*PROVIDED DATA*:
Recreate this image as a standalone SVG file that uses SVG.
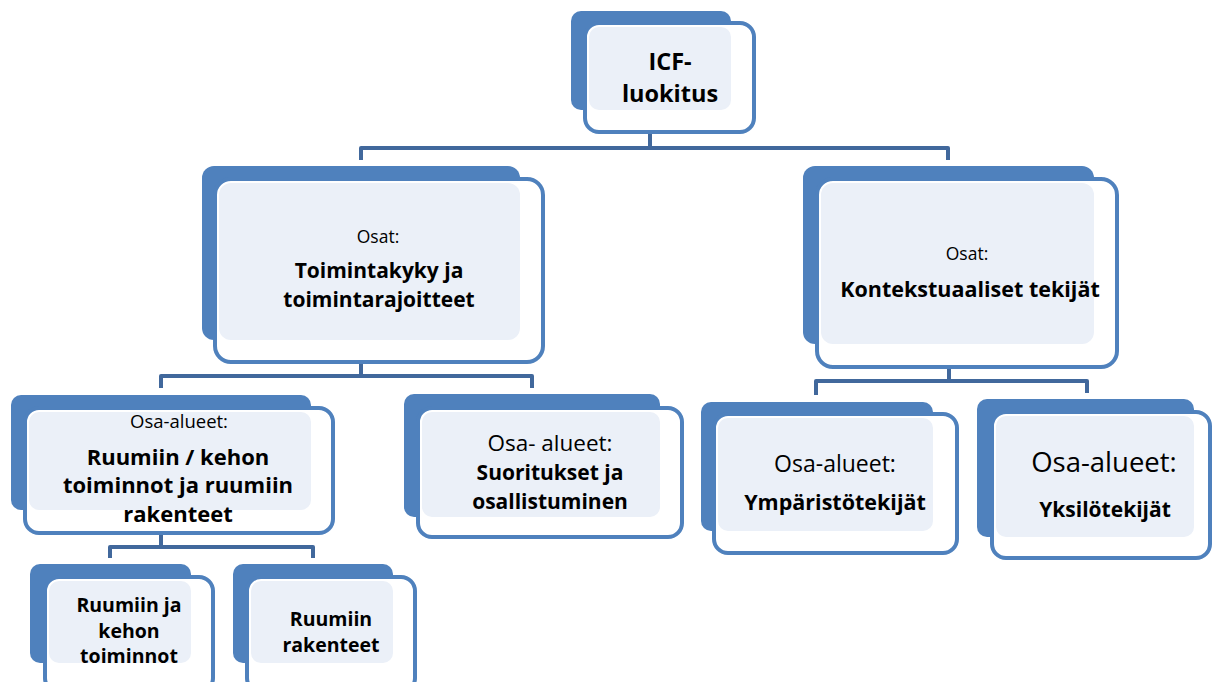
<svg xmlns="http://www.w3.org/2000/svg" width="1213" height="682" viewBox="0 0 1213 682">
<style>
.back{fill:#4F81BD;}
.front{fill:#FFFFFF;stroke:#4F81BD;stroke-width:4;}
.light{fill:#EBF0F8;}
.conn{fill:none;stroke:#41689C;stroke-width:4;stroke-linejoin:round;}
.halo{fill:none;stroke:#E3E9F3;stroke-width:4;}
text{font-family:"Open Sans","Liberation Sans",sans-serif;fill:#000;text-anchor:middle;}
.b{font-weight:bold;}
</style>
<rect width="1213" height="682" fill="#FFFFFF"/>
<g id="connectors">
<path class="halo" d="M650,111 V130 M361,341 V360 M949,345 V365 M161,511 V531"/>
<path class="conn" d="M650,132 V148 M361,160 V148 H948 V160"/>
<path class="conn" d="M361,362 V376 M161,388 V376 H532 V388"/>
<path class="conn" d="M949,367 V381 M816,395 V381 H1087 V393"/>
<path class="conn" d="M161,533 V547 M110,558 V547 H313 V558"/>
</g>
<g id="node-icf">
<rect class="back" x="571" y="11" width="160" height="99" rx="10"/>
<rect class="front" x="585" y="23" width="169" height="109" rx="14"/>
<rect class="light" x="589" y="27" width="142" height="83" rx="10"/>
<text class="b" x="670" y="70" font-size="23.5">ICF-</text>
<text class="b" x="670" y="102" font-size="23.5">luokitus</text>
</g>
<g id="node-toimintakyky">
<rect class="back" x="202" y="166" width="318" height="174" rx="12"/>
<rect class="front" x="215" y="179" width="328" height="183" rx="16"/>
<rect class="light" x="219" y="183" width="301" height="157" rx="12"/>
<text x="378" y="243" font-size="17.5">Osat:</text>
<text class="b" x="379" y="278" font-size="21">Toimintakyky ja</text>
<text class="b" x="379" y="307" font-size="21">toimintarajoitteet</text>
</g>
<g id="node-kontekstuaaliset">
<rect class="back" x="803" y="166" width="291" height="178" rx="12"/>
<rect class="front" x="817" y="179" width="300" height="188" rx="16"/>
<rect class="light" x="821" y="183" width="273" height="161" rx="12"/>
<text x="967" y="260" font-size="17.5">Osat:</text>
<text class="b" x="970" y="297" font-size="21.5">Kontekstuaaliset tekijät</text>
</g>
<g id="node-ruumiin-kehon">
<rect class="back" x="11" y="395" width="300" height="115" rx="10"/>
<rect class="front" x="25" y="408" width="308" height="125" rx="14"/>
<rect class="light" x="29" y="412" width="282" height="98" rx="10"/>
<text x="179" y="428" font-size="18.5">Osa-alueet:</text>
<text class="b" x="178" y="465" font-size="22">Ruumiin / kehon</text>
<text class="b" x="178" y="493" font-size="22">toiminnot ja ruumiin</text>
<text class="b" x="178" y="522" font-size="22">rakenteet</text>
</g>
<g id="node-suoritukset">
<rect class="back" x="404" y="394" width="256" height="123" rx="10"/>
<rect class="front" x="418" y="408" width="264" height="129" rx="14"/>
<rect class="light" x="422" y="412" width="238" height="105" rx="10"/>
<text x="550" y="451" font-size="22.5">Osa- alueet:</text>
<text class="b" x="550" y="480" font-size="21">Suoritukset ja</text>
<text class="b" x="550" y="509" font-size="21">osallistuminen</text>
</g>
<g id="node-ymparisto">
<rect class="back" x="701" y="402" width="232" height="129" rx="10"/>
<rect class="front" x="714" y="414" width="243" height="139" rx="14"/>
<rect class="light" x="718" y="418" width="215" height="113" rx="10"/>
<text x="835" y="472" font-size="23">Osa-alueet:</text>
<text class="b" x="835" y="510" font-size="21.5">Ympäristötekijät</text>
</g>
<g id="node-yksilo">
<rect class="back" x="977" y="399" width="217" height="138" rx="10"/>
<rect class="front" x="992" y="412" width="218" height="146" rx="14"/>
<rect class="light" x="996" y="416" width="198" height="121" rx="10"/>
<text x="1104" y="472" font-size="27.5">Osa-alueet:</text>
<text class="b" x="1105" y="517" font-size="21">Yksilötekijät</text>
</g>
<g id="node-kehon-toiminnot">
<rect class="back" x="30" y="564" width="161" height="99" rx="10"/>
<rect class="front" x="45" y="577" width="168" height="115" rx="14"/>
<rect class="light" x="49" y="581" width="142" height="82" rx="10"/>
<text class="b" x="129" y="612" font-size="19.5">Ruumiin ja</text>
<text class="b" x="129" y="638" font-size="19.5">kehon</text>
<text class="b" x="129" y="663" font-size="19.5">toiminnot</text>
</g>
<g id="node-rakenteet">
<rect class="back" x="233" y="564" width="160" height="99" rx="10"/>
<rect class="front" x="247" y="577" width="168" height="115" rx="14"/>
<rect class="light" x="251" y="581" width="142" height="82" rx="10"/>
<text class="b" x="331" y="626" font-size="19.5">Ruumiin</text>
<text class="b" x="331" y="652" font-size="19.5">rakenteet</text>
</g>
</svg>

*REQUEST*: Print each line of the material above exactly, with the pictures removed from your copy.

*TASK ANSWER*:
Recreate this image as a standalone SVG file that uses SVG.
<svg xmlns="http://www.w3.org/2000/svg" width="1213" height="682" viewBox="0 0 1213 682">
<style>
.back{fill:#4F81BD;}
.front{fill:#FFFFFF;stroke:#4F81BD;stroke-width:4;}
.light{fill:#EBF0F8;}
.conn{fill:none;stroke:#41689C;stroke-width:4;stroke-linejoin:round;}
.halo{fill:none;stroke:#E3E9F3;stroke-width:4;}
text{font-family:"Open Sans","Liberation Sans",sans-serif;fill:#000;text-anchor:middle;}
.b{font-weight:bold;}
</style>
<rect width="1213" height="682" fill="#FFFFFF"/>
<g id="connectors">
<path class="halo" d="M650,111 V130 M361,341 V360 M949,345 V365 M161,511 V531"/>
<path class="conn" d="M650,132 V148 M361,160 V148 H948 V160"/>
<path class="conn" d="M361,362 V376 M161,388 V376 H532 V388"/>
<path class="conn" d="M949,367 V381 M816,395 V381 H1087 V393"/>
<path class="conn" d="M161,533 V547 M110,558 V547 H313 V558"/>
</g>
<g id="node-icf">
<rect class="back" x="571" y="11" width="160" height="99" rx="10"/>
<rect class="front" x="585" y="23" width="169" height="109" rx="14"/>
<rect class="light" x="589" y="27" width="142" height="83" rx="10"/>
<text class="b" x="670" y="70" font-size="23.5">ICF-</text>
<text class="b" x="670" y="102" font-size="23.5">luokitus</text>
</g>
<g id="node-toimintakyky">
<rect class="back" x="202" y="166" width="318" height="174" rx="12"/>
<rect class="front" x="215" y="179" width="328" height="183" rx="16"/>
<rect class="light" x="219" y="183" width="301" height="157" rx="12"/>
<text x="378" y="243" font-size="17.5">Osat:</text>
<text class="b" x="379" y="278" font-size="21">Toimintakyky ja</text>
<text class="b" x="379" y="307" font-size="21">toimintarajoitteet</text>
</g>
<g id="node-kontekstuaaliset">
<rect class="back" x="803" y="166" width="291" height="178" rx="12"/>
<rect class="front" x="817" y="179" width="300" height="188" rx="16"/>
<rect class="light" x="821" y="183" width="273" height="161" rx="12"/>
<text x="967" y="260" font-size="17.5">Osat:</text>
<text class="b" x="970" y="297" font-size="21.5">Kontekstuaaliset tekijät</text>
</g>
<g id="node-ruumiin-kehon">
<rect class="back" x="11" y="395" width="300" height="115" rx="10"/>
<rect class="front" x="25" y="408" width="308" height="125" rx="14"/>
<rect class="light" x="29" y="412" width="282" height="98" rx="10"/>
<text x="179" y="428" font-size="18.5">Osa-alueet:</text>
<text class="b" x="178" y="465" font-size="22">Ruumiin / kehon</text>
<text class="b" x="178" y="493" font-size="22">toiminnot ja ruumiin</text>
<text class="b" x="178" y="522" font-size="22">rakenteet</text>
</g>
<g id="node-suoritukset">
<rect class="back" x="404" y="394" width="256" height="123" rx="10"/>
<rect class="front" x="418" y="408" width="264" height="129" rx="14"/>
<rect class="light" x="422" y="412" width="238" height="105" rx="10"/>
<text x="550" y="451" font-size="22.5">Osa- alueet:</text>
<text class="b" x="550" y="480" font-size="21">Suoritukset ja</text>
<text class="b" x="550" y="509" font-size="21">osallistuminen</text>
</g>
<g id="node-ymparisto">
<rect class="back" x="701" y="402" width="232" height="129" rx="10"/>
<rect class="front" x="714" y="414" width="243" height="139" rx="14"/>
<rect class="light" x="718" y="418" width="215" height="113" rx="10"/>
<text x="835" y="472" font-size="23">Osa-alueet:</text>
<text class="b" x="835" y="510" font-size="21.5">Ympäristötekijät</text>
</g>
<g id="node-yksilo">
<rect class="back" x="977" y="399" width="217" height="138" rx="10"/>
<rect class="front" x="992" y="412" width="218" height="146" rx="14"/>
<rect class="light" x="996" y="416" width="198" height="121" rx="10"/>
<text x="1104" y="472" font-size="27.5">Osa-alueet:</text>
<text class="b" x="1105" y="517" font-size="21">Yksilötekijät</text>
</g>
<g id="node-kehon-toiminnot">
<rect class="back" x="30" y="564" width="161" height="99" rx="10"/>
<rect class="front" x="45" y="577" width="168" height="115" rx="14"/>
<rect class="light" x="49" y="581" width="142" height="82" rx="10"/>
<text class="b" x="129" y="612" font-size="19.5">Ruumiin ja</text>
<text class="b" x="129" y="638" font-size="19.5">kehon</text>
<text class="b" x="129" y="663" font-size="19.5">toiminnot</text>
</g>
<g id="node-rakenteet">
<rect class="back" x="233" y="564" width="160" height="99" rx="10"/>
<rect class="front" x="247" y="577" width="168" height="115" rx="14"/>
<rect class="light" x="251" y="581" width="142" height="82" rx="10"/>
<text class="b" x="331" y="626" font-size="19.5">Ruumiin</text>
<text class="b" x="331" y="652" font-size="19.5">rakenteet</text>
</g>
</svg>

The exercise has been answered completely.